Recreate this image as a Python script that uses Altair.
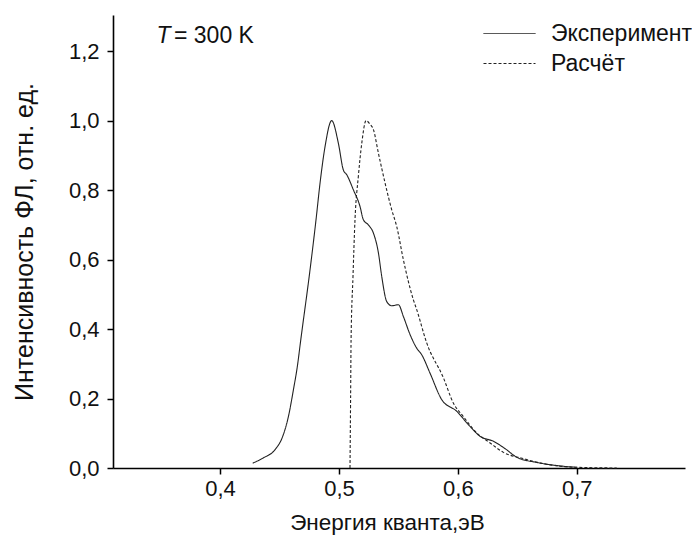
import altair as alt
import pandas as pd

# ---- data ----
exp_x = [0.4275, 0.4364, 0.4463, 0.4527, 0.4575, 0.4617, 0.4650, 0.4679, 0.4757, 0.4807,
         0.4841, 0.4883, 0.4939, 0.4995, 0.5037, 0.5066, 0.5121, 0.5177, 0.5205, 0.5247,
         0.5290, 0.5332, 0.5360, 0.5402, 0.5444, 0.5500, 0.5542, 0.5598, 0.5654, 0.5696,
         0.5766, 0.5864, 0.5991, 0.6088, 0.6187, 0.6299, 0.6400, 0.6495, 0.6664, 0.6888,
         0.7000]
exp_y = [0.014, 0.029, 0.053, 0.091, 0.148, 0.225, 0.292, 0.369, 0.571, 0.714,
         0.820, 0.925, 1.000, 0.935, 0.858, 0.844, 0.801, 0.753, 0.715, 0.700,
         0.676, 0.619, 0.551, 0.479, 0.467, 0.470, 0.436, 0.384, 0.345, 0.326,
         0.273, 0.197, 0.163, 0.125, 0.091, 0.077, 0.055, 0.031, 0.016, 0.005,
         0.002]

calc_x = [0.5093, 0.5098, 0.5102, 0.5118, 0.5135, 0.5163, 0.5192, 0.5228, 0.5260, 0.5290,
          0.5332, 0.5388, 0.5444, 0.5486, 0.5542, 0.5626, 0.5654, 0.5738, 0.5878, 0.5962,
          0.6046, 0.6159, 0.6271, 0.6383, 0.6551, 0.6775, 0.7000, 0.7336]
calc_y = [0.000, 0.200, 0.370, 0.550, 0.715, 0.839, 0.935, 1.000, 0.990, 0.974,
          0.906, 0.820, 0.743, 0.695, 0.599, 0.484, 0.456, 0.360, 0.260, 0.187,
          0.148, 0.101, 0.072, 0.045, 0.027, 0.009, 0.002, 0.000]

series_names = ["Эксперимент", "Расчёт"]

x_ticks = [0.4, 0.5, 0.6, 0.7]
y_ticks = [0.0, 0.2, 0.4, 0.6, 0.8, 1.0, 1.2]

ann_x = [0.3465, 0.3613]
ann_y = [1.2426, 1.2426]
ann_text = ["T", "= 300 K"]
ann_style = ["italic", "normal"]

# ---- build tables ----
df = pd.concat([
    pd.DataFrame({"E": exp_x, "I": exp_y, "series": series_names[0], "order": range(len(exp_x))}),
    pd.DataFrame({"E": calc_x, "I": calc_y, "series": series_names[1], "order": range(len(calc_x))}),
])
ann = pd.DataFrame({"E": ann_x, "I": ann_y, "t": ann_text, "style": ann_style})

FONT = "Liberation Sans"
label_expr = "replace(format(datum.value, '.1f'), '.', ',')"

x_scale = alt.Scale(domain=[0.31, 0.791], nice=False, zero=False)
y_scale = alt.Scale(domain=[0, 1.304], nice=False)

lines = alt.Chart(df).mark_line(strokeWidth=1.1, color="#222222", interpolate="monotone").encode(
    x=alt.X("E:Q", scale=x_scale,
            axis=alt.Axis(title="Энергия кванта,эВ", values=x_ticks, labelExpr=label_expr,
                          titlePadding=12, titleX=274)),
    y=alt.Y("I:Q", scale=y_scale,
            axis=alt.Axis(title="Интенсивность ФЛ, отн. ед.", values=y_ticks, labelExpr=label_expr,
                          titlePadding=31)),
    detail="series:N",
    order="order:Q",
    strokeDash=alt.StrokeDash(
        "series:N",
        scale=alt.Scale(domain=series_names, range=[[1, 0], [3, 2]]),
        legend=alt.Legend(title=None, orient="none", legendX=383, legendY=5,
                          symbolType="M-2,0L2,0", symbolSize=676, symbolStrokeColor="#222222",
                          symbolFillColor="transparent",
                          symbolStrokeWidth=1, labelFontSize=23, labelFont=FONT,
                          labelColor="#111111", labelOffset=28, rowPadding=4),
    ),
)

t_italic = alt.Chart(ann).transform_filter(alt.datum.style == "italic").mark_text(
    font=FONT, fontSize=23, fontStyle="italic", align="left", baseline="middle", color="#111111"
).encode(x=alt.X("E:Q", scale=x_scale), y=alt.Y("I:Q", scale=y_scale), text="t:N")

t_norm = alt.Chart(ann).transform_filter(alt.datum.style == "normal").mark_text(
    font=FONT, fontSize=23, align="left", baseline="middle", color="#111111"
).encode(x=alt.X("E:Q", scale=x_scale), y=alt.Y("I:Q", scale=y_scale), text="t:N")

chart = alt.layer(lines, t_italic, t_norm).properties(
    width=572, height=453,
    autosize=alt.AutoSizeParams(type="none"),
    padding={"left": 105, "top": 7, "right": 7, "bottom": 72},
    background="white",
).configure_view(stroke=None).configure_axis(
    grid=False, domainColor="#000000", domainWidth=1.6, tickColor="#000000", tickWidth=1.5,
    tickSize=6, labelFont=FONT, labelFontSize=22, labelColor="#111111",
    titleFont=FONT, titleFontWeight="normal", titleColor="#111111",
).configure_axisX(labelPadding=4, titleFontSize=22.5).configure_axisY(
    labelPadding=8, titleFontSize=25)

chart.save("out.html", embed_options={"renderer": "svg", "actions": False})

◆ WORK TO BE COMPLETED: Reproduce the material in full, word for word, and omit the pictures.

◆ ANSWER TO THIS PROBLEM:
Recreate this image as a Python script that uses Altair.
import altair as alt
import pandas as pd

# ---- data ----
exp_x = [0.4275, 0.4364, 0.4463, 0.4527, 0.4575, 0.4617, 0.4650, 0.4679, 0.4757, 0.4807,
         0.4841, 0.4883, 0.4939, 0.4995, 0.5037, 0.5066, 0.5121, 0.5177, 0.5205, 0.5247,
         0.5290, 0.5332, 0.5360, 0.5402, 0.5444, 0.5500, 0.5542, 0.5598, 0.5654, 0.5696,
         0.5766, 0.5864, 0.5991, 0.6088, 0.6187, 0.6299, 0.6400, 0.6495, 0.6664, 0.6888,
         0.7000]
exp_y = [0.014, 0.029, 0.053, 0.091, 0.148, 0.225, 0.292, 0.369, 0.571, 0.714,
         0.820, 0.925, 1.000, 0.935, 0.858, 0.844, 0.801, 0.753, 0.715, 0.700,
         0.676, 0.619, 0.551, 0.479, 0.467, 0.470, 0.436, 0.384, 0.345, 0.326,
         0.273, 0.197, 0.163, 0.125, 0.091, 0.077, 0.055, 0.031, 0.016, 0.005,
         0.002]

calc_x = [0.5093, 0.5098, 0.5102, 0.5118, 0.5135, 0.5163, 0.5192, 0.5228, 0.5260, 0.5290,
          0.5332, 0.5388, 0.5444, 0.5486, 0.5542, 0.5626, 0.5654, 0.5738, 0.5878, 0.5962,
          0.6046, 0.6159, 0.6271, 0.6383, 0.6551, 0.6775, 0.7000, 0.7336]
calc_y = [0.000, 0.200, 0.370, 0.550, 0.715, 0.839, 0.935, 1.000, 0.990, 0.974,
          0.906, 0.820, 0.743, 0.695, 0.599, 0.484, 0.456, 0.360, 0.260, 0.187,
          0.148, 0.101, 0.072, 0.045, 0.027, 0.009, 0.002, 0.000]

series_names = ["Эксперимент", "Расчёт"]

x_ticks = [0.4, 0.5, 0.6, 0.7]
y_ticks = [0.0, 0.2, 0.4, 0.6, 0.8, 1.0, 1.2]

ann_x = [0.3465, 0.3613]
ann_y = [1.2426, 1.2426]
ann_text = ["T", "= 300 K"]
ann_style = ["italic", "normal"]

# ---- build tables ----
df = pd.concat([
    pd.DataFrame({"E": exp_x, "I": exp_y, "series": series_names[0], "order": range(len(exp_x))}),
    pd.DataFrame({"E": calc_x, "I": calc_y, "series": series_names[1], "order": range(len(calc_x))}),
])
ann = pd.DataFrame({"E": ann_x, "I": ann_y, "t": ann_text, "style": ann_style})

FONT = "Liberation Sans"
label_expr = "replace(format(datum.value, '.1f'), '.', ',')"

x_scale = alt.Scale(domain=[0.31, 0.791], nice=False, zero=False)
y_scale = alt.Scale(domain=[0, 1.304], nice=False)

lines = alt.Chart(df).mark_line(strokeWidth=1.1, color="#222222", interpolate="monotone").encode(
    x=alt.X("E:Q", scale=x_scale,
            axis=alt.Axis(title="Энергия кванта,эВ", values=x_ticks, labelExpr=label_expr,
                          titlePadding=12, titleX=274)),
    y=alt.Y("I:Q", scale=y_scale,
            axis=alt.Axis(title="Интенсивность ФЛ, отн. ед.", values=y_ticks, labelExpr=label_expr,
                          titlePadding=31)),
    detail="series:N",
    order="order:Q",
    strokeDash=alt.StrokeDash(
        "series:N",
        scale=alt.Scale(domain=series_names, range=[[1, 0], [3, 2]]),
        legend=alt.Legend(title=None, orient="none", legendX=383, legendY=5,
                          symbolType="M-2,0L2,0", symbolSize=676, symbolStrokeColor="#222222",
                          symbolFillColor="transparent",
                          symbolStrokeWidth=1, labelFontSize=23, labelFont=FONT,
                          labelColor="#111111", labelOffset=28, rowPadding=4),
    ),
)

t_italic = alt.Chart(ann).transform_filter(alt.datum.style == "italic").mark_text(
    font=FONT, fontSize=23, fontStyle="italic", align="left", baseline="middle", color="#111111"
).encode(x=alt.X("E:Q", scale=x_scale), y=alt.Y("I:Q", scale=y_scale), text="t:N")

t_norm = alt.Chart(ann).transform_filter(alt.datum.style == "normal").mark_text(
    font=FONT, fontSize=23, align="left", baseline="middle", color="#111111"
).encode(x=alt.X("E:Q", scale=x_scale), y=alt.Y("I:Q", scale=y_scale), text="t:N")

chart = alt.layer(lines, t_italic, t_norm).properties(
    width=572, height=453,
    autosize=alt.AutoSizeParams(type="none"),
    padding={"left": 105, "top": 7, "right": 7, "bottom": 72},
    background="white",
).configure_view(stroke=None).configure_axis(
    grid=False, domainColor="#000000", domainWidth=1.6, tickColor="#000000", tickWidth=1.5,
    tickSize=6, labelFont=FONT, labelFontSize=22, labelColor="#111111",
    titleFont=FONT, titleFontWeight="normal", titleColor="#111111",
).configure_axisX(labelPadding=4, titleFontSize=22.5).configure_axisY(
    labelPadding=8, titleFontSize=25)

chart.save("out.html", embed_options={"renderer": "svg", "actions": False})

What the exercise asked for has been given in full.